During the rally, tens of thousands of Yushchenko’s supporters filled the streets outside the building, holding orange flags, the color of Yushchenko’s coalition, and chanting his name. Inside the Verkhovna Rada, the opposition leader took a symbolic oath of office in front of legislative supporters shouting, “Bravo, Yushchenko!”

       

Shortly thereafter, one of Yushchenko’s deputies announced that half of the estimated 200,000 people protesting in Independence Square were asked to march on the building housing the president’s administration, where they were to lay what he called a “peaceful siege". As thousands of his supporters filled the streets around the building, Yushchenko and a group of his closest aides left the Verkhovna Rada and marched there. Reports indicated that they had entered the building and had begun negotiations with President Kuchma, which were expected to last well into 24 November 2004.

       

Instead, the talks were cancelled either late at night on 23 November 2004 or early in the morning on 24 November 2004. While it is not clear who cancelled the negotiations, it is clear that Yushchenko has not conceded defeat. That morning, he made a speech in Independence Square in which he called for his supporters across the nation to engage in strikes and sit-ins with the intention of paralyzing the government and forcing Kuchma and Yanukovych to concede defeat.

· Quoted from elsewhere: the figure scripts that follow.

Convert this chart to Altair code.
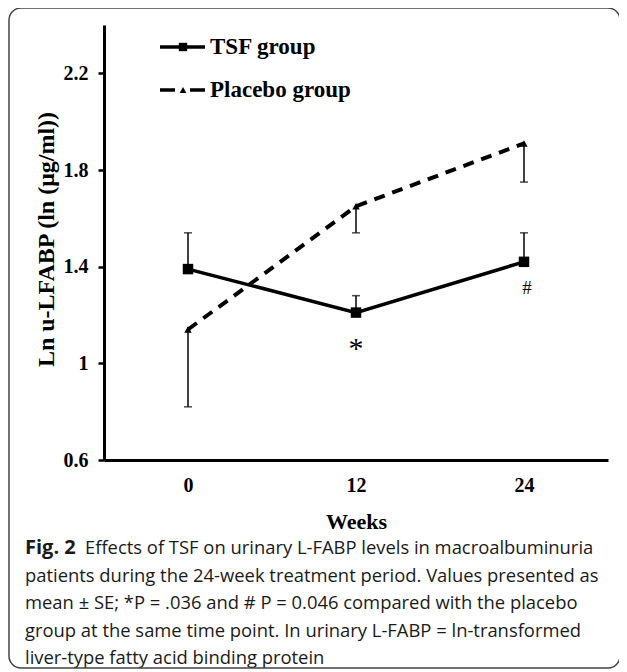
import altair as alt
import pandas as pd

# ---- data ----
weeks = [0, 12, 24]
tsf_mean = [1.39, 1.21, 1.42]
tsf_se = [0.15, 0.07, 0.12]          # error bars drawn upward
placebo_mean = [1.14, 1.65, 1.91]
placebo_se = [0.32, 0.11, 0.16]      # error bars drawn downward
y_ticks = [0.6, 1.0, 1.4, 1.8, 2.2]
x_ticks = [0, 12, 24]
groups = ["TSF group", "Placebo group"]
annot_week = [12, 24]
annot_text = ["*", "#"]
annot_mean = [1.21, 1.42]
caption_lines = [
    "Effects of TSF on urinary L-FABP levels in macroalbuminuria",
    "patients during the 24-week treatment period. Values presented as",
    "mean \u00b1 SE; *P = .036 and # P = 0.046 compared with the placebo",
    "group at the same time point. In urinary L-FABP = ln-transformed",
    "liver-type fatty acid binding protein",
]

rows = []
for w, m, s in zip(weeks, tsf_mean, tsf_se):
    rows.append({"week": w, "group": groups[0], "mean": m, "end": m + s})
for w, m, s in zip(weeks, placebo_mean, placebo_se):
    rows.append({"week": w, "group": groups[1], "mean": m, "end": m - s})
df = pd.DataFrame(rows)

SERIF = "Liberation Serif"
SANS = "Open Sans"

xs = alt.Scale(domain=[-6, 30], nice=False, zero=False)
ys = alt.Scale(domain=[0.6, 2.4], nice=False, zero=False)

x_axis = alt.Axis(values=x_ticks, labelFont=SERIF, labelFontSize=20, labelFontWeight="bold",
                  labelColor="black", labelPadding=15, tickSize=0, domainColor="black",
                  domainWidth=3, grid=False, title="Weeks", titleFont=SERIF, titleFontSize=22,
                  titleFontWeight="bold", titleColor="black", titleBaseline="middle", titleY=61)
y_axis = alt.Axis(values=y_ticks, labelExpr="datum.value == 1 ? '1' : format(datum.value, '.1f')",
                  labelFont=SERIF, labelFontSize=20, labelFontWeight="bold", labelColor="black",
                  labelPadding=10, tickSize=6, tickWidth=2.5, tickColor="black", domainColor="black",
                  domainWidth=3, grid=False, title="Ln u-LFABP (ln (\u03bcg/ml))", titleFont=SERIF,
                  titleFontSize=24, titleFontWeight="bold", titleColor="black", titleAngle=-90,
                  titleBaseline="middle", titleAlign="center", titleX=-58, titleY=214)

base = alt.Chart(df)
X = alt.X("week:Q", scale=xs, axis=x_axis)
Y = alt.Y("mean:Q", scale=ys, axis=y_axis)

err = base.mark_rule(color="black", strokeWidth=1.5).encode(x=X, y=Y, y2="end:Q")
caps = base.mark_tick(color="black", orient="horizontal", size=8, thickness=1.5).encode(
    x=alt.X("week:Q", scale=xs), y=alt.Y("end:Q", scale=ys))
tsf_line = base.transform_filter(alt.datum.group == groups[0]).mark_line(
    color="black", strokeWidth=3.5).encode(x=alt.X("week:Q", scale=xs), y=alt.Y("mean:Q", scale=ys))
pla_line = base.transform_filter(alt.datum.group == groups[1]).mark_line(
    color="black", strokeWidth=4, strokeDash=[11, 8]).encode(
    x=alt.X("week:Q", scale=xs), y=alt.Y("mean:Q", scale=ys))
tsf_pts = base.transform_filter(alt.datum.group == groups[0]).mark_point(
    shape="square", filled=True, color="black", size=110, opacity=1).encode(
    x=alt.X("week:Q", scale=xs), y=alt.Y("mean:Q", scale=ys))
pla_pts = base.transform_filter(alt.datum.group == groups[1]).mark_point(
    shape="triangle-up", filled=True, color="black", size=55, opacity=1).encode(
    x=alt.X("week:Q", scale=xs), y=alt.Y("mean:Q", scale=ys))

ann_df = pd.DataFrame({"week": annot_week, "text": annot_text, "mean": annot_mean})
star = alt.Chart(ann_df.iloc[[0]]).mark_text(font=SERIF, fontSize=30, dy=36, color="black").encode(
    x=alt.X("week:Q", scale=xs), y=alt.Y("mean:Q", scale=ys), text="text:N")
hash_ = alt.Chart(ann_df.iloc[[1]]).mark_text(font=SERIF, fontSize=19, dx=3, dy=26, color="black").encode(
    x=alt.X("week:Q", scale=xs), y=alt.Y("mean:Q", scale=ys), text="text:N")

# ---- hand-drawn legend (decoration) ----
one = pd.DataFrame({"label": [groups[0]]})
two = pd.DataFrame({"label": [groups[1]]})
leg1_line = alt.Chart(one).mark_rule(color="black", strokeWidth=3.5).encode(
    x=alt.value(56), x2=alt.value(101), y=alt.value(22))
leg1_pt = alt.Chart(one).mark_point(shape="square", filled=True, color="black", size=70, opacity=1).encode(
    x=alt.value(79), y=alt.value(22))
leg1_txt = alt.Chart(one).mark_text(font=SERIF, fontSize=23, fontWeight="bold", align="left",
                                     baseline="middle", color="black").encode(
    x=alt.value(106), y=alt.value(22), text="label:N")
leg2_line = alt.Chart(two).mark_rule(color="black", strokeWidth=3.5, strokeDash=[15, 15]).encode(
    x=alt.value(56), x2=alt.value(101), y=alt.value(65))
leg2_pt = alt.Chart(two).mark_point(shape="triangle-up", filled=True, color="black", size=45, opacity=1).encode(
    x=alt.value(79), y=alt.value(65))
leg2_txt = alt.Chart(two).mark_text(font=SERIF, fontSize=23, fontWeight="bold", align="left",
                                     baseline="middle", color="black").encode(
    x=alt.value(106), y=alt.value(65), text="label:N")

# ---- caption ----
CAP_Y0, CAP_DY = 523, 27.6
fig_lbl = alt.Chart(pd.DataFrame({"t": ["Fig. 2"]})).mark_text(
    font=SANS, fontSize=20, fontWeight="bold", align="left", baseline="middle", color="#1a1a1a").encode(
    x=alt.value(-79), y=alt.value(CAP_Y0), text="t:N")
cap_layers = []
for i, line in enumerate(caption_lines):
    cap_layers.append(
        alt.Chart(pd.DataFrame({"line": [line]})).mark_text(
            font=SANS, fontSize=18.4, align="left", baseline="middle", color="#1a1a1a").encode(
            x=alt.value(-19 if i == 0 else -79), y=alt.value(CAP_Y0 + i * CAP_DY), text="line:N")
    )

border = alt.Chart(pd.DataFrame({"b": [0]})).mark_rect(
    filled=False, stroke="#444444", strokeWidth=1.5, cornerRadius=12).encode(
    x=alt.value(-95), x2=alt.value(516), y=alt.value(-17), y2=alt.value(643))

chart = alt.layer(
    err, caps, pla_line, tsf_line, pla_pts, tsf_pts, star, hash_,
    leg1_line, leg1_pt, leg1_txt, leg2_line, leg2_pt, leg2_txt,
    fig_lbl, *cap_layers, border,
).properties(
    width=504, height=435,
    autosize=alt.AutoSizeParams(type="none"),
    padding={"left": 96, "top": 17, "right": 11, "bottom": 212},
).configure_view(stroke=None)

chart.save("out.html", embed_options={"renderer": "svg", "actions": False})
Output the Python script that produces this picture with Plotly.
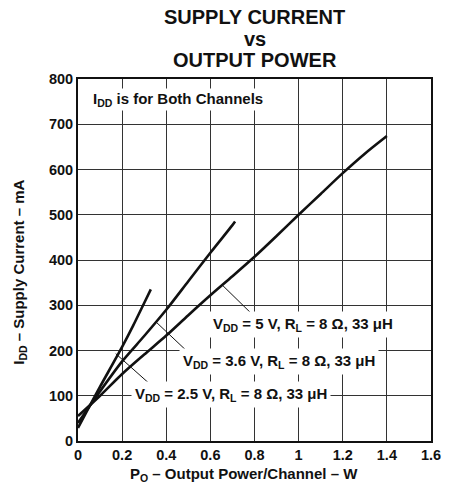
import plotly.graph_objects as go

# ---- data ----
p_5v = [0.0, 0.1, 0.2, 0.3, 0.4, 0.5, 0.6, 0.7, 0.8, 0.9, 1.0, 1.1, 1.2, 1.3, 1.4]
i_5v = [55, 100, 148, 191, 233, 278, 322, 364, 407, 453, 500, 546, 592, 635, 674]

p_36v = [0.0, 0.1, 0.2, 0.3, 0.4, 0.5, 0.6, 0.7, 0.712]
i_36v = [40, 110, 176, 232, 290, 353, 416, 477, 485]

p_25v = [0.0, 0.05, 0.1, 0.2, 0.25, 0.3, 0.33]
i_25v = [29, 75, 120, 208, 255, 305, 335]

x_ticks = [0, 0.2, 0.4, 0.6, 0.8, 1.0, 1.2, 1.4, 1.6]
x_tick_labels = ["0", "0.2", "0.4", "0.6", "0.8", "1", "1.2", "1.4", "1.6"]
y_ticks = [0, 100, 200, 300, 400, 500, 600, 700, 800]

labels = [
    "V<sub>DD</sub> = 5 V, R<sub>L</sub> = 8 Ω, 33 μH",
    "V<sub>DD</sub> = 3.6 V, R<sub>L</sub> = 8 Ω, 33 μH",
    "V<sub>DD</sub> = 2.5 V, R<sub>L</sub> = 8 Ω, 33 μH",
]
label_pos = [(1.022, 257), (0.910, 176), (0.694, 103)]
leader_start = [(0.653, 345), (0.356, 262), (0.171, 193)]
leader_end = [(0.800, 275), (0.506, 193), (0.337, 121)]

FONT = "Liberation Sans, Arial, sans-serif"

fig = go.Figure()
for xs, ys in [(p_5v, i_5v), (p_36v, i_36v), (p_25v, i_25v)]:
    fig.add_trace(go.Scatter(x=xs, y=ys, mode="lines",
                             line=dict(color="#111111", width=2.6, shape="spline", smoothing=0.8),
                             showlegend=False, hoverinfo="skip"))

# leader lines
for (x0, y0), (x1, y1) in zip(leader_start, leader_end):
    fig.add_shape(type="line", x0=x0, y0=y0, x1=x1, y1=y1, xref="x", yref="y",
                  line=dict(color="#111111", width=1))

# curve labels
for txt, (lx, ly) in zip(labels, label_pos):
    fig.add_annotation(x=lx, y=ly, xref="x", yref="y", text=txt, showarrow=False,
                       font=dict(family=FONT, size=15, color="#111111", weight="bold"),
                       bgcolor="white", borderpad=3)

fig.add_annotation(x=0.452, y=754, xref="x", yref="y",
                   text="I<sub>DD</sub> is for Both Channels", showarrow=False,
                   font=dict(family=FONT, size=15, color="#111111", weight="bold"),
                   bgcolor="white", borderpad=1)

# title lines
for txt, ypx in [("SUPPLY CURRENT", 17), ("vs", 39), ("OUTPUT POWER", 60)]:
    fig.add_annotation(x=0.5, y=1 + (79 - ypx) / 362.5, xref="paper", yref="paper",
                       text=txt, showarrow=False, yanchor="middle",
                       font=dict(family=FONT, size=20, color="#111111", weight="bold"))

# axis titles
fig.add_annotation(x=(248.5 - 78.5) / 362.5, y=-(475 - 441.5) / 362.5, xref="paper", yref="paper",
                   text="P<sub>O</sub> – Output Power/Channel – W", showarrow=False,
                   yanchor="middle",
                   font=dict(family=FONT, size=15, color="#111111", weight="bold"))
fig.add_annotation(x=-(78.5 - 19) / 362.5, y=(441.5 - 273) / 362.5, xref="paper", yref="paper",
                   text="I<sub>DD</sub> – Supply Current – mA", showarrow=False, textangle=-90,
                   xanchor="center", yanchor="middle",
                   font=dict(family=FONT, size=15, color="#111111", weight="bold"))

fig.update_layout(
    width=453, height=489,
    margin=dict(l=78, r=12, t=79, b=48),
    paper_bgcolor="white", plot_bgcolor="white",
    font=dict(family=FONT, size=14, color="#111111", weight="bold"),
)
fig.update_xaxes(range=[0, 1.6], tickvals=x_ticks, ticktext=x_tick_labels,
                 showgrid=True, gridcolor="#333333", gridwidth=1,
                 showline=True, linecolor="#111111", linewidth=2, mirror=True,
                 zeroline=False, ticks="", tickfont=dict(size=14.5))
fig.update_yaxes(range=[0, 800], tickvals=y_ticks,
                 showgrid=True, gridcolor="#333333", gridwidth=1,
                 showline=True, linecolor="#111111", linewidth=2, mirror=True,
                 zeroline=False, ticks="", tickfont=dict(size=14.5))

fig.write_html("out.html", config={"displayModeBar": False},
               post_script="document.body.style.margin='0';document.body.style.overflow='hidden';")
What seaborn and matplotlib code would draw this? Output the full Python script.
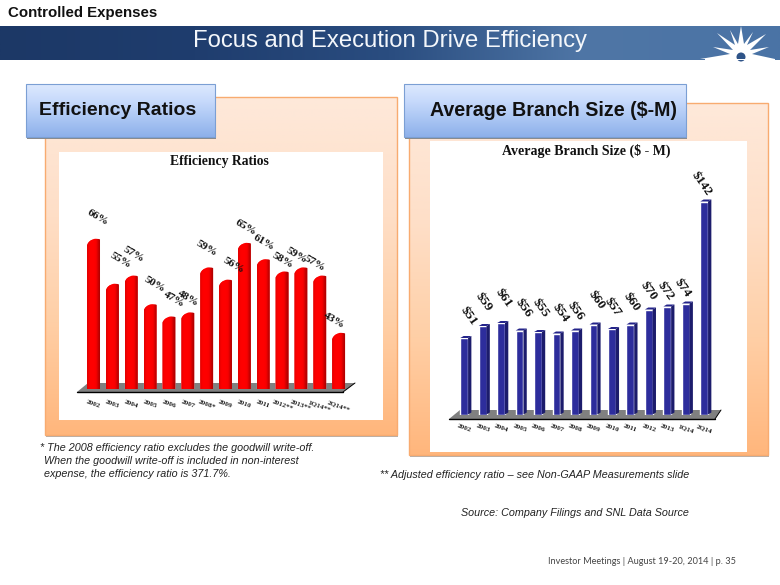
import numpy as np
import pandas as pd
import matplotlib
matplotlib.use("Agg")
import matplotlib.pyplot as plt
import seaborn as sns
from matplotlib.path import Path
from matplotlib.patches import Polygon, Rectangle, Circle

eff_years = ["2002", "2003", "2004", "2005", "2006", "2007", "2008*", "2009", "2010", "2011",
             "2012**", "2013**", "1Q14**", "2Q14**"]
eff_values = [66, 55, 57, 50, 47, 48, 59, 56, 65, 61, 58, 59, 57, 43]
branch_years = ["2002", "2003", "2004", "2005", "2006", "2007", "2008", "2009", "2010", "2011",
                "2012", "2013", "1Q14", "2Q14"]
branch_values = [51, 59, 61, 56, 55, 54, 56, 60, 57, 60, 70, 72, 74, 142]

# label nudges in pixels, relative to the top of each bar
eff_dx = [4, 8, 2, 5, 5, 0, 0, 8, 1, 1, 1, -4, -5, -5]
eff_dy = [21, 23, 21, 20, 17, 14, 19, 14, 15, 17, 11, 12, 12, 12]
br_dx = [4, 1, 2, 4, 3, 4, 1, 3, 1, 1, 0, -2, -3, -3]
br_dy = [22, 24, 25, 23, 24, 21, 20, 25, 22, 23, 19, 16, 16, 18]

W, H = 780, 585
sns.set_theme(style="white")
plt.rcParams["font.family"] = ["Liberation Sans", "DejaVu Sans"]
fig = plt.figure(figsize=(W / 100, H / 100), dpi=100, facecolor="white")

bg = fig.add_axes([0, 0, 1, 1], zorder=0)
bg.set_xlim(0, W)
bg.set_ylim(H, 0)
bg.axis("off")


def grad(ax, x0, y0, x1, y1, stops, horizontal=False, zorder=1):
    n = 200
    t = np.linspace(0, 1, n)
    cols = np.array([matplotlib.colors.to_rgb(c) for c in stops])
    pos = np.linspace(0, 1, len(stops))
    arr = np.stack([np.interp(t, pos, cols[:, k]) for k in range(3)], axis=-1)
    arr = arr[None, :, :] if horizontal else arr[:, None, :]
    ax.imshow(arr, extent=[x0, x1, y1, y0], aspect="auto", zorder=zorder, interpolation="bilinear")


# banner
grad(bg, 0, 26, W, 60, ["#1c3866", "#1f3d6e", "#2a4d80", "#4f76a6", "#4a73a5"], horizontal=True)
bg.add_patch(Polygon([(713, 47), (733, 50), (717, 33), (735, 45), (730, 30), (738, 44), (741, 26),
                      (744, 44), (753, 32), (747, 45), (766, 34), (750, 50), (769, 47), (752, 54),
                      (775, 59), (700, 59), (730, 54)], fc="white", ec="none", zorder=3))
bg.add_patch(Circle((741, 57), 4.5, fc="#2f5488", ec="none", zorder=4))
bg.add_patch(Rectangle((705, 58.5), 70, 1.5, fc="white", ec="none", zorder=4))
bg.text(390, 41.5, "Focus and Execution Drive Efficiency", color="#f4f7fb", fontsize=17.2, ha="center", va="center")
bg.text(8, 13.5, "Controlled Expenses", color="#111111", fontsize=10.8, weight="bold", ha="left", va="center")

# orange panels
panel = ["#fee9da", "#fedfc8", "#ffcfa6", "#ffb67c"]
bg.add_patch(Rectangle((46, 99), 352, 338, fc="#b0b0b0", ec="none", zorder=0.5))
grad(bg, 45, 97, 397, 435, panel)
bg.add_patch(Rectangle((45, 97), 352, 338, fc="none", ec="#f8ab70", lw=1, zorder=1.2))
bg.add_patch(Rectangle((59, 152), 324, 268, fc="white", ec="none", zorder=1.5))

bg.add_patch(Rectangle((410, 105), 359, 352, fc="#b0b0b0", ec="none", zorder=0.5))
grad(bg, 409, 103, 768, 455, panel)
bg.add_patch(Rectangle((409, 103), 359, 352, fc="none", ec="#f8ab70", lw=1, zorder=1.2))
bg.add_patch(Rectangle((430, 141), 317, 311, fc="white", ec="none", zorder=1.5))

# blue heading boxes
box = ["#dde9fe", "#c6d9fb", "#a9c5f3", "#8db0ea"]
for x0, x1, txt, tx, fs in [(26, 215, "Efficiency Ratios", 39, 14.0),
                            (404, 686, "Average Branch Size ($-M)", 430, 14.15)]:
    bg.add_patch(Rectangle((27, 85) if x0 == 26 else (405, 85), x1 - x0, 53.5, fc="#8a8a8a", ec="none", zorder=2))
    grad(bg, x0, 84, x1, 137, box, zorder=2.1)
    bg.add_patch(Rectangle((x0, 84), x1 - x0, 53, fc="none", ec="#7b9fd4", lw=0.8, zorder=2.2))
    bg.text(tx, 110.5, txt, color="#111111", fontsize=fs, weight="bold", ha="left", va="center", zorder=3)

# floors
for pts in [[(77, 392), (88, 383), (355, 383), (343, 392)], [(449, 419), (460, 410), (721, 410), (715, 419)]]:
    bg.add_patch(Polygon(pts, fc="#808080", ec="none", zorder=2))
    bg.plot([pts[0][0], pts[3][0]], [pts[0][1], pts[3][1]], color="black", lw=1, zorder=2.5)
    bg.plot([pts[3][0], pts[2][0]], [pts[3][1], pts[2][1]], color="black", lw=0.7, zorder=2.5)
bg.set_xlim(0, W)
bg.set_ylim(H, 0)

# footnotes
note = dict(color="#222222", fontsize=7.75, style="italic", ha="left", va="center")
bg.text(40, 448, "* The 2008 efficiency ratio excludes the goodwill write-off.", **note)
bg.text(44, 461, "When the goodwill write-off is included in non-interest", **note)
bg.text(44, 474, "expense, the efficiency ratio is 371.7%.", **note)
bg.text(380, 475, "** Adjusted efficiency ratio \u2013 see Non-GAAP Measurements slide", **note)
bg.text(461, 513.5, "Source: Company Filings and SNL Data Source", **note)
bg.text(548, 562, "Investor Meetings | August 19-20, 2014 | p. 35", color="#444444", fontsize=6.55,
        family="Lato", ha="left", va="center")

SERIF = ["Liberation Serif", "DejaVu Serif"]


def make_axes(x_first, spacing, y_base, y_top, v_base, px_per_unit):
    left = x_first - spacing / 2
    ax = fig.add_axes([left / W, (H - y_base) / H, 14 * spacing / W, (y_base - y_top) / H], zorder=2)
    ax.patch.set_alpha(0)
    for s in ax.spines.values():
        s.set_visible(False)
    return ax, (v_base, v_base + (y_base - y_top) / px_per_unit)


# ---- left chart: rounded cylinders
sp_l, ppu_l = 18.85, 4.09
axl, yl = make_axes(93.5, sp_l, 389, 152, 29.3, ppu_l)
df_l = pd.DataFrame({"year": eff_years, "ratio": eff_values})
sns.barplot(data=df_l, x="year", y="ratio", color="#ff0000", width=0.69, saturation=1, ax=axl)
axl.set_xlim(-0.5, 13.5)
axl.set_ylim(*yl)
stops = ["#e00000", "#fc0000", "#ff0000", "#ff0000", "#f60000", "#c40000", "#a00000"]
for bar in axl.patches:
    x0, x1, top = bar.get_x(), bar.get_x() + bar.get_width(), bar.get_height()
    py = 1 / ppu_l
    w = x1 - x0
    base = yl[0]
    verts = [(x0, base), (x0, top - 6 * py), (x0 + 0.15 * w, top - 1.5 * py), (x0 + 0.55 * w, top),
             (x0 + 0.8 * w, top + 0.5 * py), (x1, top - 0.5 * py), (x1, top - 3 * py),
             (x1, base), (x0 + 0.5 * w, base - 1.2 * py), (x0, base), (x0, base)]
    codes = [Path.MOVETO, Path.LINETO, Path.CURVE3, Path.CURVE3, Path.CURVE3, Path.CURVE3, Path.LINETO,
             Path.LINETO, Path.CURVE3, Path.CURVE3, Path.CLOSEPOLY]
    p = Path(verts, codes)
    bar.set_clip_path(p, axl.transData)
    cols = np.array([matplotlib.colors.to_rgb(c) for c in stops])
    t = np.linspace(0, 1, 60)
    arr = np.stack([np.interp(t, np.linspace(0, 1, len(stops)), cols[:, k]) for k in range(3)], axis=-1)[None]
    im = axl.imshow(arr, extent=[x0, x1, base - 2 * py, top + 1 * py], aspect="auto", zorder=3, interpolation="bilinear")
    im.set_clip_path(p, axl.transData)
axl.set_xlim(-0.5, 13.5)
axl.set_ylim(*yl)
for i, v in enumerate(eff_values):
    axl.annotate(f"{v}%", (i, v), xytext=(eff_dx[i] * 0.72, eff_dy[i] * 0.72), textcoords="offset points",
                 rotation=-30, ha="center", va="center", family=SERIF, weight="bold", fontsize=8.2,
                 color="#111111", zorder=5, rotation_mode="anchor")

# ---- right chart: square columns
sp_r, ppu_r = 18.46, 1.5
axr, yr = make_axes(464.2, sp_r, 414.5, 141, 0, ppu_r)
df_r = pd.DataFrame({"year": branch_years, "size": branch_values})
sns.barplot(data=df_r, x="year", y="size", color="#2d2d9c", width=0.42, saturation=1, ax=axr)
axr.set_xlim(-0.5, 13.5)
axr.set_ylim(*yr)
dx, dy = 3.3 / sp_r, 2 / ppu_r
for bar in axr.patches:
    x0, x1, top = bar.get_x(), bar.get_x() + bar.get_width(), bar.get_height()
    axr.add_patch(Polygon([(x1, 0), (x1 + dx, dy), (x1 + dx, top + dy), (x1, top)], fc="#1c1c6c", ec="none",
                          zorder=2, clip_on=False))
    axr.add_patch(Polygon([(x0, top), (x0 + dx, top + dy), (x1 + dx, top + dy), (x1, top)], fc="#24248a",
                          ec="none", zorder=2, clip_on=False))
for i, v in enumerate(branch_values):
    axr.annotate(f"${v}", (i, v), xytext=(br_dx[i] * 0.72, br_dy[i] * 0.72), textcoords="offset points",
                 rotation=-55, ha="center", va="center", family=SERIF, weight="bold", fontsize=9.6,
                 color="#111111", zorder=5, rotation_mode="anchor")

# ---- shared axis styling
for ax, pad, title, tx, ty, fs in [(axl, 7.5, "Efficiency Ratios", 0.512, 0.96, 9.8),
                                   (axr, 6.5, "Average Branch Size ($ - M)", 0.507, 0.963, 10)]:
    ax.set_xlabel("")
    ax.set_ylabel("")
    ax.set_yticks([])
    ax.tick_params(axis="x", length=0, pad=pad)
    for lab in ax.get_xticklabels():
        lab.set_rotation(-20)
        lab.set_family(SERIF)
        lab.set_fontweight("bold")
        lab.set_fontsize(5.2)
        lab.set_color("#222222")
        lab.set_ha("center")
    ax.text(tx, ty, title, transform=ax.transAxes, ha="center", va="center", family=SERIF, weight="bold",
            fontsize=fs, color="#111111", zorder=5)

fig.savefig("out.png", dpi=100, facecolor="white")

He labelled this move the “Orange Revolution” and announced that a detailed plan for these events would be released by his campaign on 25 November 2004.

       

Ukraine’s parliament passed a resolution on 27 November 2004 that the presidential run-off vote was invalid and failed to reflect the will of voters. It also passed a resolution of no confidence in the Central Elections Commission based on allegations of irregularities, and finally a vote of no confidence in the government itself. Although the votes were not binding, they may lead to new elections.